[START Supplied data]

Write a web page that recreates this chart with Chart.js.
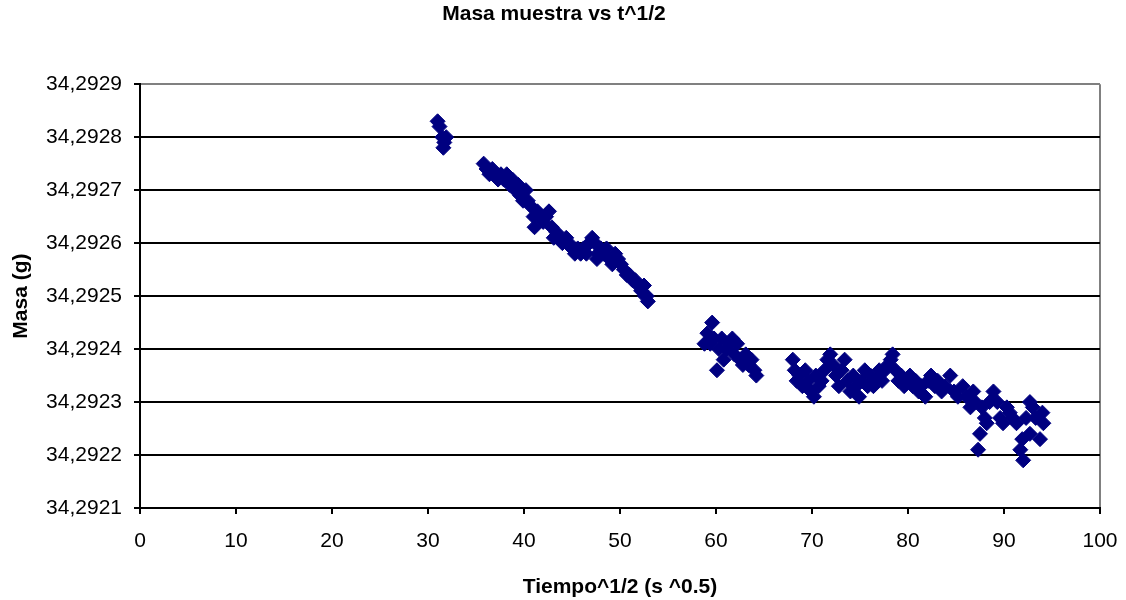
<!DOCTYPE html>
<html>
<head>
<meta charset="utf-8">
<script src="https://cdn.jsdelivr.net/npm/chart.js@4.4.1/dist/chart.umd.min.js"></script>
<style>
  html, body { margin: 0; padding: 0; background: #fff; }
  #wrap { width: 1126px; height: 600px; }
</style>
</head>
<body>
<div id="wrap"><canvas id="masaChart" width="1126" height="600"></canvas></div>
<script>
// tiempo^1/2 (s^0.5)
const tiempo = [
  31.0, 31.2, 31.5, 31.7, 31.9, 31.6,
  35.8, 36.1, 36.4, 36.7, 37.0, 37.3, 37.6, 37.9, 38.2, 38.5,
  38.8, 39.1, 39.4, 39.6, 39.9, 40.2, 40.4, 40.7, 41.0, 41.1,
  41.4, 41.7, 42.0, 42.3, 42.6, 42.9, 43.1, 43.4, 43.7, 44.0,
  44.4, 44.7, 45.0, 45.3, 45.6, 45.9, 46.2, 46.5, 46.8, 47.1,
  47.4, 47.6, 47.7, 48.0, 48.3, 48.6, 48.9, 49.2, 49.5, 49.8,
  50.1, 50.4, 50.7, 51.0, 51.3, 51.6, 51.9, 52.2, 52.5, 52.8,
  52.9, 52.6,
  58.8, 59.1, 59.4, 59.6, 59.8, 60.1, 60.3, 60.6, 60.8, 61.1,
  61.4, 61.7, 61.9, 62.2, 62.5, 62.8, 63.1, 63.4, 63.7, 64.0, 64.2,
  68.0, 68.2, 68.4, 68.7, 69.0, 69.3, 69.6, 69.9, 70.2, 70.4,
  70.7, 71.0, 71.3, 71.6, 71.9, 72.2, 72.5, 72.8, 73.1, 73.4,
  73.7, 74.0, 74.3, 74.6, 74.9, 75.2, 75.5, 75.8, 76.1, 76.4,
  76.7, 77.0, 77.3, 77.6, 77.9, 78.2, 78.4, 78.7, 79.0, 79.3,
  79.6, 79.9, 80.2, 80.5, 80.8, 81.1, 81.4, 81.8, 82.1, 82.4,
  82.8, 83.1, 83.5, 83.9, 84.4, 84.8, 85.2, 85.7, 86.1, 86.5,
  86.8, 87.0, 87.3, 87.5, 87.7, 88.0, 88.2, 88.5, 88.9, 89.3,
  89.6, 89.9, 90.3, 90.6, 90.9, 91.3, 91.7, 91.9, 92.0, 92.3,
  92.7, 93.0, 93.3, 93.75, 94.0, 94.1, 92.7
];

// masa (g)
const masa = [
  34.29283, 34.29282, 34.29280, 34.29279, 34.29280, 34.29278,
  34.29275, 34.29274, 34.29273, 34.29274, 34.29273, 34.29272, 34.29273, 34.29272, 34.29273, 34.29271,
  34.29272, 34.29270, 34.29271, 34.29269, 34.29268, 34.29270, 34.29268, 34.29267, 34.29265, 34.29263,
  34.29266, 34.29265, 34.29264, 34.29265, 34.29266, 34.29263, 34.29261, 34.29262, 34.29261, 34.29260,
  34.29261, 34.29260, 34.29259, 34.29258, 34.29259, 34.29258, 34.29259, 34.29258, 34.29260, 34.29261,
  34.29260, 34.29257, 34.29258, 34.29259, 34.29258, 34.29259, 34.29257, 34.29256, 34.29258, 34.29257,
  34.29256, 34.29255, 34.29254, 34.29254, 34.29253, 34.29253, 34.29252, 34.29251, 34.29252, 34.29250,
  34.29249, 34.29250,
  34.29241, 34.29243, 34.29241, 34.29245, 34.29242, 34.29236, 34.29240, 34.29242, 34.29238, 34.29240,
  34.29241, 34.29242, 34.29239, 34.29241, 34.29238, 34.29237, 34.29239, 34.29237, 34.29238, 34.29236, 34.29235,
  34.29238, 34.29236, 34.29234, 34.29235, 34.29233, 34.29236, 34.29234, 34.29232, 34.29231, 34.29235,
  34.29233, 34.29234, 34.29236, 34.29238, 34.29239, 34.29237, 34.29235, 34.29233, 34.29236, 34.29238,
  34.29234, 34.29232, 34.29235, 34.29233, 34.29231, 34.29234, 34.29236, 34.29233, 34.29235, 34.29233,
  34.29234, 34.29236, 34.29234, 34.29236, 34.29237, 34.29238, 34.29239, 34.29236, 34.29234, 34.29235,
  34.29233, 34.29234, 34.29235, 34.29233, 34.29234, 34.29232, 34.29233, 34.29231, 34.29234, 34.29235,
  34.29233, 34.29234, 34.29232, 34.29233, 34.29235, 34.29232, 34.29231, 34.29233, 34.29231, 34.29229,
  34.29232, 34.29230, 34.29221, 34.29224, 34.29229, 34.29227, 34.29226, 34.29230, 34.29232, 34.29230,
  34.29227, 34.29226, 34.29229, 34.29228, 34.29227, 34.29226, 34.29221, 34.29223, 34.29219, 34.29227,
  34.29224, 34.29229, 34.29227, 34.29223, 34.29228, 34.29226, 34.29230
];

const xMin = 0, xMax = 100, xStep = 10;
const yMin = 34.2921, yMax = 34.2929, yStep = 0.0001;

const fontFamily = "'Liberation Sans', Arial, sans-serif";
const navy = '#000080';

const puntos = tiempo.map((t, i) => ({ x: t, y: masa[i] }));

const config = {
  type: 'scatter',
  data: {
    datasets: [{
      label: 'Masa',
      data: puntos,
      pointStyle: 'rectRot',
      pointRadius: 7.5,
      pointHoverRadius: 7.5,
      backgroundColor: navy,
      borderColor: navy,
      borderWidth: 1
    }]
  },
  options: {
    responsive: false,
    animation: false,
    events: [],
    layout: { padding: { left: 0, right: 18, top: 0, bottom: 0 } },
    plugins: {
      legend: { display: false },
      tooltip: { enabled: false },
      title: {
        display: true,
        text: 'Masa muestra vs t^1/2',
        color: '#000',
        font: { family: fontFamily, size: 21, weight: 'bold' },
        padding: { top: 2, bottom: 57 }
      }
    },
    scales: {
      x: {
        type: 'linear',
        min: xMin,
        max: xMax,
        ticks: {
          stepSize: xStep,
          color: '#000',
          font: { family: fontFamily, size: 21 },
          padding: 15,
          maxRotation: 0
        },
        grid: {
          color: ctx => ctx.tick && ctx.tick.value === xMax ? '#808080' : 'rgba(0,0,0,0)',
          tickColor: '#000',
          tickLength: 6,
          lineWidth: 2
        },
        border: { color: '#000', width: 2 },
        title: {
          display: true,
          text: 'Tiempo^1/2 (s ^0.5)',
          color: '#000',
          font: { family: fontFamily, size: 21, weight: 'bold' },
          padding: { top: 4, bottom: 0 }
        },
        afterFit: scale => {
          scale.height = 92;
          scale.paddingRight = 26;
        }
      },
      y: {
        type: 'linear',
        min: yMin,
        max: yMax,
        ticks: {
          stepSize: yStep,
          color: '#000',
          font: { family: fontFamily, size: 21 },
          padding: 12,
          callback: v => v.toFixed(4).replace('.', ',')
        },
        grid: {
          color: ctx => ctx.tick && ctx.tick.value > yMax - yStep / 2 ? '#808080' : '#000',
          tickColor: '#000',
          tickLength: 6,
          lineWidth: 2
        },
        border: { color: '#000', width: 2 },
        title: {
          display: true,
          text: 'Masa (g)',
          color: '#000',
          font: { family: fontFamily, size: 21, weight: 'bold' },
          padding: { top: 9, bottom: 0 }
        },
        afterFit: scale => { scale.width = 140; }
      }
    }
  }
};

const chart = new Chart(document.getElementById('masaChart'), config);
</script>
</body>
</html>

[END Supplied data]

• Exercise task
Go through the material above and print all of it exactly, except the pictures.

• The reply
Write a web page that recreates this chart with Chart.js.
<!DOCTYPE html>
<html>
<head>
<meta charset="utf-8">
<script src="https://cdn.jsdelivr.net/npm/chart.js@4.4.1/dist/chart.umd.min.js"></script>
<style>
  html, body { margin: 0; padding: 0; background: #fff; }
  #wrap { width: 1126px; height: 600px; }
</style>
</head>
<body>
<div id="wrap"><canvas id="masaChart" width="1126" height="600"></canvas></div>
<script>
// tiempo^1/2 (s^0.5)
const tiempo = [
  31.0, 31.2, 31.5, 31.7, 31.9, 31.6,
  35.8, 36.1, 36.4, 36.7, 37.0, 37.3, 37.6, 37.9, 38.2, 38.5,
  38.8, 39.1, 39.4, 39.6, 39.9, 40.2, 40.4, 40.7, 41.0, 41.1,
  41.4, 41.7, 42.0, 42.3, 42.6, 42.9, 43.1, 43.4, 43.7, 44.0,
  44.4, 44.7, 45.0, 45.3, 45.6, 45.9, 46.2, 46.5, 46.8, 47.1,
  47.4, 47.6, 47.7, 48.0, 48.3, 48.6, 48.9, 49.2, 49.5, 49.8,
  50.1, 50.4, 50.7, 51.0, 51.3, 51.6, 51.9, 52.2, 52.5, 52.8,
  52.9, 52.6,
  58.8, 59.1, 59.4, 59.6, 59.8, 60.1, 60.3, 60.6, 60.8, 61.1,
  61.4, 61.7, 61.9, 62.2, 62.5, 62.8, 63.1, 63.4, 63.7, 64.0, 64.2,
  68.0, 68.2, 68.4, 68.7, 69.0, 69.3, 69.6, 69.9, 70.2, 70.4,
  70.7, 71.0, 71.3, 71.6, 71.9, 72.2, 72.5, 72.8, 73.1, 73.4,
  73.7, 74.0, 74.3, 74.6, 74.9, 75.2, 75.5, 75.8, 76.1, 76.4,
  76.7, 77.0, 77.3, 77.6, 77.9, 78.2, 78.4, 78.7, 79.0, 79.3,
  79.6, 79.9, 80.2, 80.5, 80.8, 81.1, 81.4, 81.8, 82.1, 82.4,
  82.8, 83.1, 83.5, 83.9, 84.4, 84.8, 85.2, 85.7, 86.1, 86.5,
  86.8, 87.0, 87.3, 87.5, 87.7, 88.0, 88.2, 88.5, 88.9, 89.3,
  89.6, 89.9, 90.3, 90.6, 90.9, 91.3, 91.7, 91.9, 92.0, 92.3,
  92.7, 93.0, 93.3, 93.75, 94.0, 94.1, 92.7
];

// masa (g)
const masa = [
  34.29283, 34.29282, 34.29280, 34.29279, 34.29280, 34.29278,
  34.29275, 34.29274, 34.29273, 34.29274, 34.29273, 34.29272, 34.29273, 34.29272, 34.29273, 34.29271,
  34.29272, 34.29270, 34.29271, 34.29269, 34.29268, 34.29270, 34.29268, 34.29267, 34.29265, 34.29263,
  34.29266, 34.29265, 34.29264, 34.29265, 34.29266, 34.29263, 34.29261, 34.29262, 34.29261, 34.29260,
  34.29261, 34.29260, 34.29259, 34.29258, 34.29259, 34.29258, 34.29259, 34.29258, 34.29260, 34.29261,
  34.29260, 34.29257, 34.29258, 34.29259, 34.29258, 34.29259, 34.29257, 34.29256, 34.29258, 34.29257,
  34.29256, 34.29255, 34.29254, 34.29254, 34.29253, 34.29253, 34.29252, 34.29251, 34.29252, 34.29250,
  34.29249, 34.29250,
  34.29241, 34.29243, 34.29241, 34.29245, 34.29242, 34.29236, 34.29240, 34.29242, 34.29238, 34.29240,
  34.29241, 34.29242, 34.29239, 34.29241, 34.29238, 34.29237, 34.29239, 34.29237, 34.29238, 34.29236, 34.29235,
  34.29238, 34.29236, 34.29234, 34.29235, 34.29233, 34.29236, 34.29234, 34.29232, 34.29231, 34.29235,
  34.29233, 34.29234, 34.29236, 34.29238, 34.29239, 34.29237, 34.29235, 34.29233, 34.29236, 34.29238,
  34.29234, 34.29232, 34.29235, 34.29233, 34.29231, 34.29234, 34.29236, 34.29233, 34.29235, 34.29233,
  34.29234, 34.29236, 34.29234, 34.29236, 34.29237, 34.29238, 34.29239, 34.29236, 34.29234, 34.29235,
  34.29233, 34.29234, 34.29235, 34.29233, 34.29234, 34.29232, 34.29233, 34.29231, 34.29234, 34.29235,
  34.29233, 34.29234, 34.29232, 34.29233, 34.29235, 34.29232, 34.29231, 34.29233, 34.29231, 34.29229,
  34.29232, 34.29230, 34.29221, 34.29224, 34.29229, 34.29227, 34.29226, 34.29230, 34.29232, 34.29230,
  34.29227, 34.29226, 34.29229, 34.29228, 34.29227, 34.29226, 34.29221, 34.29223, 34.29219, 34.29227,
  34.29224, 34.29229, 34.29227, 34.29223, 34.29228, 34.29226, 34.29230
];

const xMin = 0, xMax = 100, xStep = 10;
const yMin = 34.2921, yMax = 34.2929, yStep = 0.0001;

const fontFamily = "'Liberation Sans', Arial, sans-serif";
const navy = '#000080';

const puntos = tiempo.map((t, i) => ({ x: t, y: masa[i] }));

const config = {
  type: 'scatter',
  data: {
    datasets: [{
      label: 'Masa',
      data: puntos,
      pointStyle: 'rectRot',
      pointRadius: 7.5,
      pointHoverRadius: 7.5,
      backgroundColor: navy,
      borderColor: navy,
      borderWidth: 1
    }]
  },
  options: {
    responsive: false,
    animation: false,
    events: [],
    layout: { padding: { left: 0, right: 18, top: 0, bottom: 0 } },
    plugins: {
      legend: { display: false },
      tooltip: { enabled: false },
      title: {
        display: true,
        text: 'Masa muestra vs t^1/2',
        color: '#000',
        font: { family: fontFamily, size: 21, weight: 'bold' },
        padding: { top: 2, bottom: 57 }
      }
    },
    scales: {
      x: {
        type: 'linear',
        min: xMin,
        max: xMax,
        ticks: {
          stepSize: xStep,
          color: '#000',
          font: { family: fontFamily, size: 21 },
          padding: 15,
          maxRotation: 0
        },
        grid: {
          color: ctx => ctx.tick && ctx.tick.value === xMax ? '#808080' : 'rgba(0,0,0,0)',
          tickColor: '#000',
          tickLength: 6,
          lineWidth: 2
        },
        border: { color: '#000', width: 2 },
        title: {
          display: true,
          text: 'Tiempo^1/2 (s ^0.5)',
          color: '#000',
          font: { family: fontFamily, size: 21, weight: 'bold' },
          padding: { top: 4, bottom: 0 }
        },
        afterFit: scale => {
          scale.height = 92;
          scale.paddingRight = 26;
        }
      },
      y: {
        type: 'linear',
        min: yMin,
        max: yMax,
        ticks: {
          stepSize: yStep,
          color: '#000',
          font: { family: fontFamily, size: 21 },
          padding: 12,
          callback: v => v.toFixed(4).replace('.', ',')
        },
        grid: {
          color: ctx => ctx.tick && ctx.tick.value > yMax - yStep / 2 ? '#808080' : '#000',
          tickColor: '#000',
          tickLength: 6,
          lineWidth: 2
        },
        border: { color: '#000', width: 2 },
        title: {
          display: true,
          text: 'Masa (g)',
          color: '#000',
          font: { family: fontFamily, size: 21, weight: 'bold' },
          padding: { top: 9, bottom: 0 }
        },
        afterFit: scale => { scale.width = 140; }
      }
    }
  }
};

const chart = new Chart(document.getElementById('masaChart'), config);
</script>
</body>
</html>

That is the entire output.